人によって記憶のスイッチになるものは色々ある。音楽はわかりやすい。懐かしい曲を聴くと、その頃の感情が蘇る。「この気持ちがすべて」くらい強い感情を持っていたことを音楽をきっかけに思い出して、そんなことをすっかり忘れて暮らしている今の自分が、過去の自分に対して勝手にばつの悪さを感じたりもする。

においで思い出される記憶もある。

幼稚園の頃、転んで右腕にヒビが入り、しばらくギブスをしていたことがある。痛みの記憶も忘れ難い。
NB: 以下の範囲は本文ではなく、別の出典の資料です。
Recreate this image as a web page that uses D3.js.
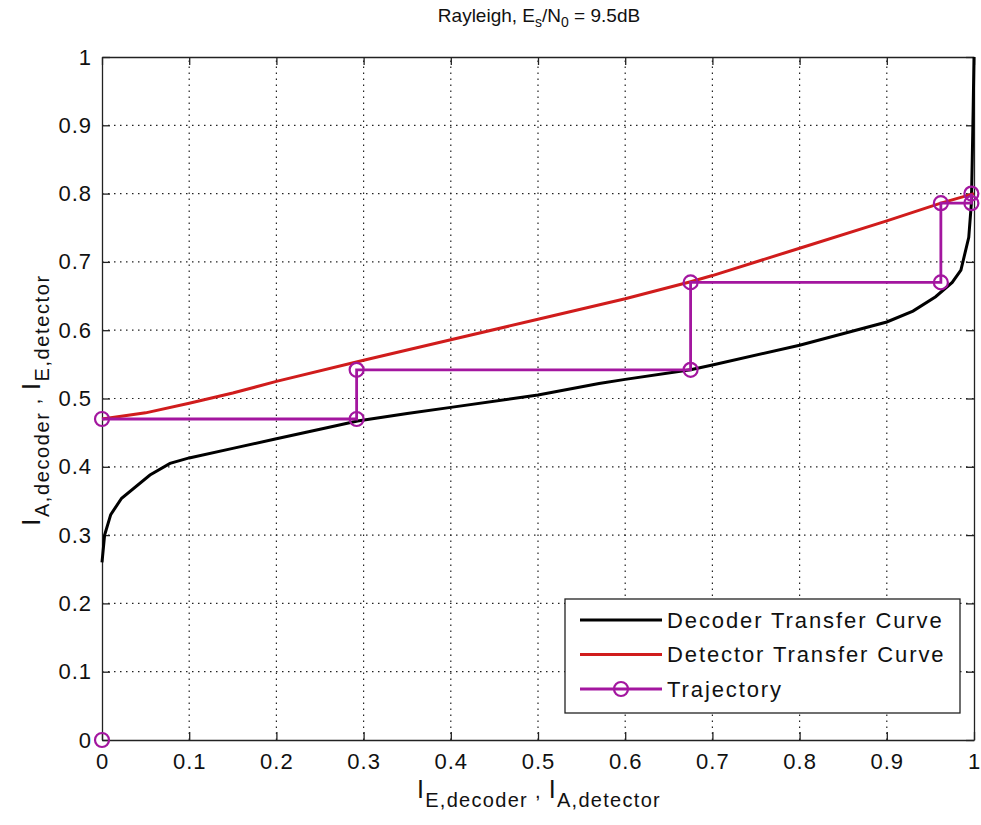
<!DOCTYPE html>
<html>
<head>
<meta charset="utf-8">
<script src="https://cdn.jsdelivr.net/npm/d3@7"></script>
<style>
  body { margin: 0; background: #fff; }
  svg text { font-family: "Liberation Sans", Arial, sans-serif; fill: #111; }
</style>
</head>
<body>
<div id="chart"></div>
<script>
// decoder transfer curve (x = I_E,decoder, y = I_A,decoder)
var decoderX = [0, 0.003, 0.01, 0.0225, 0.055, 0.078, 0.1, 0.15, 0.2, 0.25, 0.293, 0.35, 0.4, 0.5, 0.57, 0.6, 0.675, 0.7, 0.8, 0.9, 0.93, 0.956, 0.975, 0.985, 0.994, 0.997, 0.998, 0.999, 1];
var decoderY = [0.26, 0.30, 0.33, 0.354, 0.388, 0.405, 0.413, 0.427, 0.441, 0.455, 0.467, 0.478, 0.487, 0.505, 0.522, 0.528, 0.542, 0.549, 0.578, 0.612, 0.628, 0.649, 0.67, 0.688, 0.736, 0.786, 0.85, 0.92, 1];

// detector transfer curve
var detectorX = [0, 0.05, 0.1, 0.15, 0.2, 0.3, 0.4, 0.5, 0.6, 0.675, 0.7, 0.8, 0.9, 0.962, 1];
var detectorY = [0.47, 0.479, 0.493, 0.508, 0.525, 0.556, 0.586, 0.616, 0.646, 0.671, 0.68, 0.72, 0.76, 0.786, 0.80];

// trajectory
var trajX = [0, 0.292, 0.292, 0.675, 0.675, 0.962, 0.962, 0.997, 0.997];
var trajY = [0.47, 0.47, 0.542, 0.542, 0.67, 0.67, 0.786, 0.786, 0.80];
var startPoint = [0, 0];

var ticks = [0, 0.1, 0.2, 0.3, 0.4, 0.5, 0.6, 0.7, 0.8, 0.9, 1];
var legendNames = ["Decoder Transfer Curve", "Detector Transfer Curve", "Trajectory"];

var width = 981, height = 825;
var colDecoder = "#000000", colDetector = "#d01c1c", colTraj = "#a3169f";

var svg = d3.select("#chart").append("svg")
    .attr("width", width)
    .attr("height", height);

var x = d3.scaleLinear().domain([0, 1]).range([102, 974]);
var y = d3.scaleLinear().domain([0, 1]).range([740, 57]);

// background
svg.append("rect")
    .attr("x", x(0)).attr("y", y(1))
    .attr("width", x(1) - x(0)).attr("height", y(0) - y(1))
    .attr("fill", "#fff");

// dotted grid
var grid = svg.append("g").attr("stroke", "#222").attr("stroke-width", 1.2)
    .attr("stroke-dasharray", "1.5,4.5");
grid.selectAll(".gx").data(ticks.slice(1, -1)).enter().append("line")
    .attr("x1", function (d) { return x(d); }).attr("x2", function (d) { return x(d); })
    .attr("y1", y(0)).attr("y2", y(1));
grid.selectAll(".gy").data(ticks.slice(1, -1)).enter().append("line")
    .attr("y1", function (d) { return y(d); }).attr("y2", function (d) { return y(d); })
    .attr("x1", x(0)).attr("x2", x(1));

// axes (inside ticks on all four sides)
var fmt = function (d) { return d === 0 || d === 1 ? String(d) : d3.format(".1f")(d); };

var xAxis = svg.append("g")
    .attr("transform", "translate(0," + y(0) + ")")
    .call(d3.axisBottom(x).tickValues(ticks).tickFormat(fmt).tickSizeInner(-8).tickSizeOuter(0).tickPadding(13));
var yAxis = svg.append("g")
    .attr("transform", "translate(" + x(0) + ",0)")
    .call(d3.axisLeft(y).tickValues(ticks).tickFormat(fmt).tickSizeInner(-8).tickSizeOuter(0).tickPadding(10));
svg.append("g")
    .attr("transform", "translate(0," + y(1) + ")")
    .call(d3.axisTop(x).tickValues(ticks).tickFormat("").tickSizeInner(-8).tickSizeOuter(0));
svg.append("g")
    .attr("transform", "translate(" + x(1) + ",0)")
    .call(d3.axisRight(y).tickValues(ticks).tickFormat("").tickSizeInner(-8).tickSizeOuter(0));

svg.selectAll(".domain, .tick line").attr("stroke", "#222").attr("stroke-width", 1.3);
xAxis.selectAll("text").attr("font-size", 22).attr("letter-spacing", 1).attr("fill", "#111");
yAxis.selectAll("text").attr("font-size", 22).attr("letter-spacing", 1).attr("fill", "#111");

// curves
var line = d3.line()
    .x(function (d) { return x(d[0]); })
    .y(function (d) { return y(d[1]); });

var decoder = d3.zip(decoderX, decoderY);
var detector = d3.zip(detectorX, detectorY);
var traj = d3.zip(trajX, trajY);

svg.append("path").datum(decoder)
    .attr("d", line).attr("fill", "none")
    .attr("stroke", colDecoder).attr("stroke-width", 3);

svg.append("path").datum(detector)
    .attr("d", line).attr("fill", "none")
    .attr("stroke", colDetector).attr("stroke-width", 3);

svg.append("path").datum(traj)
    .attr("d", line).attr("fill", "none")
    .attr("stroke", colTraj).attr("stroke-width", 2.8);

svg.selectAll(".marker").data(traj.concat([startPoint])).enter().append("circle")
    .attr("cx", function (d) { return x(d[0]); })
    .attr("cy", function (d) { return y(d[1]); })
    .attr("r", 7)
    .attr("fill", "none")
    .attr("stroke", colTraj)
    .attr("stroke-width", 2.2);

// title
var title = svg.append("text")
    .attr("x", 539).attr("y", 22)
    .attr("text-anchor", "middle")
    .attr("font-size", 19);
title.append("tspan").text("Rayleigh, E");
title.append("tspan").attr("font-size", 14).attr("dy", 5).text("s");
title.append("tspan").attr("dy", -5).text("/N");
title.append("tspan").attr("font-size", 14).attr("dy", 5).text("0");
title.append("tspan").attr("dy", -5).text(" = 9.5dB");

// axis labels
function subLabel(sel, parts) {
    parts.forEach(function (p) {
        var t = sel.append("tspan").text(p[0]);
        if (p[1]) t.attr("font-size", 20).attr("dy", p[1]);
    });
}
var xl = svg.append("text")
    .attr("x", 539).attr("y", 798)
    .attr("text-anchor", "middle")
    .attr("font-size", 25)
    .attr("letter-spacing", 1.3);
subLabel(xl, [["I", 0], ["E,decoder", 9], [" , ", -9], ["I", 0], ["A,detector", 9]]);

var yl = svg.append("text")
    .attr("transform", "translate(40,400) rotate(-90)")
    .attr("text-anchor", "middle")
    .attr("font-size", 25)
    .attr("letter-spacing", 1.6);
subLabel(yl, [["I", 0], ["A,decoder", 9], [" , ", -9], ["I", 0], ["E,detector", 9]]);

// legend
var lg = svg.append("g");
lg.append("rect")
    .attr("x", 565).attr("y", 599).attr("width", 395).attr("height", 114)
    .attr("fill", "#fff").attr("stroke", "#222").attr("stroke-width", 1.3);

var legendColors = [colDecoder, colDetector, colTraj];
var row = lg.selectAll(".row").data(legendNames).enter().append("g")
    .attr("transform", function (d, i) { return "translate(0," + (620 + i * 34.5) + ")"; });
row.append("line")
    .attr("x1", 580).attr("x2", 662)
    .attr("stroke", function (d, i) { return legendColors[i]; })
    .attr("stroke-width", function (d, i) { return i === 2 ? 2.8 : 3; });
row.filter(function (d, i) { return i === 2; }).append("circle")
    .attr("cx", 621).attr("r", 7)
    .attr("fill", "none").attr("stroke", colTraj).attr("stroke-width", 2.2);
row.append("text")
    .attr("x", 667).attr("dy", "0.36em")
    .attr("font-size", 22).attr("letter-spacing", 1.9)
    .text(function (d) { return d; });
</script>
</body>
</html>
といっても、痛みがどんなものだったのか、再現することはさすがにできないのだけれど、診察室にたどり着くまでの病院の廊下を母に連れられて歩いたとき、一歩一歩進むごとにヒビから全身に信じられないくらいの痛みが走り、実際はたいした距離ではないであろう廊下が永遠に続くように思えた気持ちと、その廊下の風景はしっかり記憶に刻まれた。

今はギブスの処置ももっと進化しているのかもしれない。当時はギブスをしばらくつけっぱなしで、ヒビがくっついてからやっとギブスを外しお風呂に腕を入れていいことになった。

久しぶりにギブスを外したときに、包帯にしみ込んだ汗がむわーっとした臭いを放ったことを覚えている。その汗の臭いは、普通に生活して、毎日お風呂に入っていたら嗅いだことのない臭いだったから、妙に鮮烈に記憶に残った。

先日父から急に連絡が入り、祖父がもう長くないかもしれないと知らされた。祖父は80歳を超えているけれど、今年のお正月にはふつうに家でひとりで暮らしている祖父に会っていたし、ずいぶん急で何事かと思ったが、先月末から肺炎で入院していたらしい。

横浜の片田舎にある病院に会いに行くとそれはもう弱った姿で、私は途方に暮れた。意識はあるようで私のことを認識してくれたけれど、前に会った祖父の姿とは変わっていた。

手を握りながら、顔を近づけたときにかすかに鼻先をかすめた臭いが、幼稚園の頃に嗅いだギブスの臭いと同じだった。

病院から帰って、一人で東京に帰ってきても、その臭いがいつまでも鼻から離れなかった。私はその臭いを何度も反芻しながら、祖父について考えた。死ぬということについて考えた。祖父を見ていた父について考えた。

もしかしたら、意識がある祖父に会うのはあれが最後になるのかもしれない。そんな思いがありながらも、変わらず仕事に行くことしかできない自分が、逃げているみたいで、どうしようもない気持ちになる。

そして何より、ここ数年は年に一回、お正月にしか会いにいかなかった私にとって、この悲しみの量が適当なのかわからない。悲しみすぎな気もするし、全く足りない気もする。

普段会うことが少なくても、「元気で暮らしている」という事実に、どれだけ都合よく支えられているのか、こういうときにやっと気づく。

東京事変の『絶体絶命』という曲に、「悲しみよ向こうへ行って」という歌詞がある。この曲がけっこう好きなのだけれど、悲しみに身を任せることが正解なときもあると思う。